(Revised at about 2AM on May 15 to reflect that well after midnight, USPTO finally got EFS-Web working again.)
As most readers know, the USPTO’s EFS-Web system is broken today. And I mean completely broken. You can’t get to “EFS-Web for registered users” at all — it merely takes you to a page that mentions EFS-Web Contingency. You also can’t get to “EFS-Web for unregistered users” — that too merely takes you to the page that mentions EFS-Web Contingency. And EFS-Web Contingency is broken too. (It goes slow as molasses and never actually lets you “submit”.)
For filers, the main thing to keep in mind is that if you are filing a new patent application or you are entering the US national stage, you can’t fax it in. You will have to take it to the Post Office and send it by Priority Mail Express (née Express Mail). We sent our youngest associate to the late-night Post Office in Denver a few minutes ago and he successfully mailed the one patent application that had to go out today from our office.
For lesser tasks such as responding to an Office Action you can try to fax it. As a reminder the fax number is 571-273-8300. It looks like USPTO’s fax server is unable to keep up with the traffic, however. One of our faxes has failed three times and we have not managed yet to get it to go through. We finally had to resort to a Certificate of First-Class Mail for an envelope that we dropped into a mail box shortly before midnight.
Having delivered the main emergency message, I will now talk about what USPTO did wrong that led to today’s disaster.
A year ago I wrote to the USPTO and stated that USPTO ought to move its EFS-Web Contingency server from the patent office in Alexandria, Virginia to the Detroit patent office.
USPTO failed to do so.
If USPTO had done what I said, no one would have this problem today. No single fault would have knocked out independent servers in two cities that are 1000 miles apart.
When USPTO receives our Priority Mail Express package, I imagine that the Office of Patent Application Processing (née Office of Initial Patent Examination) will be tempted to send us a Notice of Missing Parts asking us to pay the $400 for filing a non-electronic patent application. If OPAP does this, I can promise that it will not go well. I call upon Acting Director Lee to issue an order to OPAP not to charge the $400 fee for any paper filing that was deposited with the Postal Service on May 14, or that was hand-delivered to the Patent Office on May 14.
And I urge Acting Director Lee to get the EFS-Web Contingency server moved to Detroit without further delay.
For those who, like our firm, had to file at least one patent application via Priority Mail Express … keep in mind that the fastest way to learn your new patent application number will be to watch for it in Financial Profile. See “Best Practice: using USPTO’s Financial Profile system“.
I’ve been following this saga on the efs-web mailing list, but didn’t realize your associate had to drive to Denver.

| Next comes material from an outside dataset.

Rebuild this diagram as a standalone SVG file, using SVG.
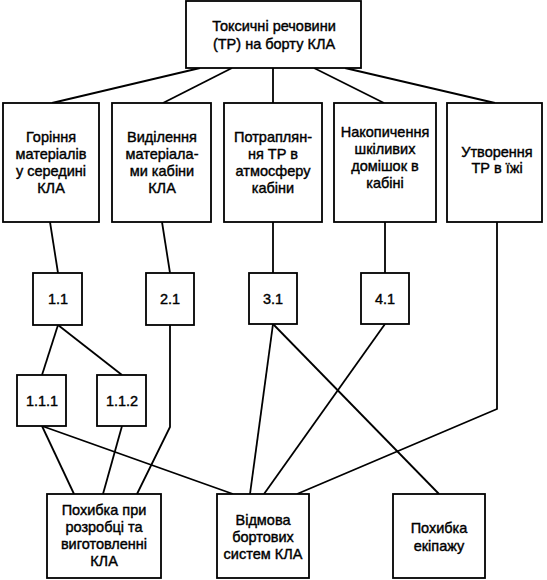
<svg xmlns="http://www.w3.org/2000/svg" width="547" height="580" viewBox="0 0 547 580">
<style>
rect{fill:#fff;stroke:#000;stroke-width:1.8}
.c line,.c polyline{stroke:#000;stroke-width:1.8;fill:none}
text{font-family:"Liberation Sans",Arial,sans-serif;font-size:14.5px;fill:#000;stroke:#000;stroke-width:0.4;text-anchor:middle}
</style>
<rect x="0" y="0" width="547" height="580" style="fill:#fff;stroke:none"/>
<g class="c" id="connectors">
<line x1="200" y1="68" x2="52" y2="103"/>
<line x1="232" y1="68" x2="163" y2="103"/>
<line x1="273" y1="68" x2="273" y2="103"/>
<line x1="314" y1="68" x2="384" y2="103"/>
<line x1="345" y1="68" x2="495" y2="103"/>
<line x1="50" y1="222" x2="58" y2="273"/>
<line x1="162" y1="222" x2="170" y2="273"/>
<line x1="273" y1="222" x2="273" y2="273"/>
<line x1="385" y1="222" x2="385" y2="273"/>
<polyline points="497,222 497,409 297,494"/>
<line x1="58" y1="325" x2="42" y2="375"/>
<line x1="58" y1="325" x2="122" y2="375"/>
<polyline points="170,325 170,427 137,494"/>
<line x1="42" y1="426" x2="74" y2="494"/>
<line x1="42" y1="426" x2="233" y2="494"/>
<line x1="122" y1="426" x2="103" y2="494"/>
<line x1="273" y1="324" x2="250" y2="494"/>
<line x1="273" y1="324" x2="439" y2="494"/>
<line x1="385" y1="324" x2="264" y2="494"/>
</g>
<g id="n0"><rect x="186" y="1" width="175" height="67"/><text x="274" y="31">Токсичні речовини</text><text x="274" y="49">(ТР) на борту КЛА</text></g>
<g id="n1"><rect x="3" y="103" width="96" height="119"/><text x="51" y="142">Горіння</text><text x="51" y="159">матеріалів</text><text x="51" y="176">у середині</text><text x="51" y="193">КЛА</text></g>
<g id="n2"><rect x="112" y="103" width="99" height="119"/><text x="162" y="142">Виділення</text><text x="162" y="159">матеріала-</text><text x="162" y="176">ми кабіни</text><text x="162" y="193">КЛА</text></g>
<g id="n3"><rect x="224" y="103" width="98" height="119"/><text x="273" y="142">Потраплян-</text><text x="273" y="159">ня ТР в</text><text x="273" y="176">атмосферу</text><text x="273" y="193">кабіни</text></g>
<g id="n4"><rect x="334" y="103" width="102" height="119"/><text x="385" y="137">Накопичення</text><text x="385" y="154">шкіливих</text><text x="385" y="171">домішок в</text><text x="385" y="188">кабіні</text></g>
<g id="n5"><rect x="447" y="103" width="95" height="119"/><text x="497" y="157">Утворення</text><text x="497" y="173">ТР в їжі</text></g>
<g id="n11"><rect x="33" y="273" width="49" height="52"/><text x="58" y="304">1.1</text></g>
<g id="n21"><rect x="146" y="273" width="48" height="52"/><text x="170" y="304">2.1</text></g>
<g id="n31"><rect x="249" y="273" width="48" height="51"/><text x="273" y="304">3.1</text></g>
<g id="n41"><rect x="361" y="273" width="48" height="51"/><text x="385" y="304">4.1</text></g>
<g id="n111"><rect x="17" y="375" width="49" height="51"/><text x="42" y="406">1.1.1</text></g>
<g id="n112"><rect x="97" y="375" width="49" height="51"/><text x="122" y="406">1.1.2</text></g>
<g id="b1"><rect x="47" y="494" width="114" height="84"/><text x="104" y="515">Похибка при</text><text x="104" y="532">розробці та</text><text x="104" y="549">виготовленні</text><text x="104" y="566">КЛА</text></g>
<g id="b2"><rect x="217" y="494" width="92" height="84"/><text x="263" y="525">Відмова</text><text x="263" y="542">бортових</text><text x="263" y="559">систем КЛА</text></g>
<g id="b3"><rect x="393" y="494" width="92" height="84"/><text x="439" y="533">Похибка</text><text x="439" y="551">екіпажу</text></g>
</svg>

Good thing there’s not 2 feet of snow on I-70 this evening!
As for the Detroit satellite office, that would eliminate some sources of failure (power outages, network switch/router/firewall failures, etc.), but there are many ways the system could be engineered so that a Detroit contingency system would go down along with the Alexandria main system. And I would think that, generally, the less dependent the contingency system is on the main system, the more administrative headaches there will be to transfer any filings to the main system. I also would imagine that you wouldn’t want to have the contingency system in Detroit without an experienced IT staffer on location. My understanding is that the Detroit IT staff is simply helpdesk roles, not the sysadmins and database admins.
That said, based on the information I have, I think it would be worthwhile to move EFS-contingency to Detroit (or even Silicon Valley).
Thanks, Carl, for explaining what I suspected to be the case. I just returned from a sprint into the one post office in the Boston area that is open until midnight. I truly feel for those who are caught out tonight without access to a late-night post office. The USPTO absolutely needs to have an emergency system that is as far separated from the main system as possible. They could keep the current contingency system in Alexandria for routine outages *and* open another at another office.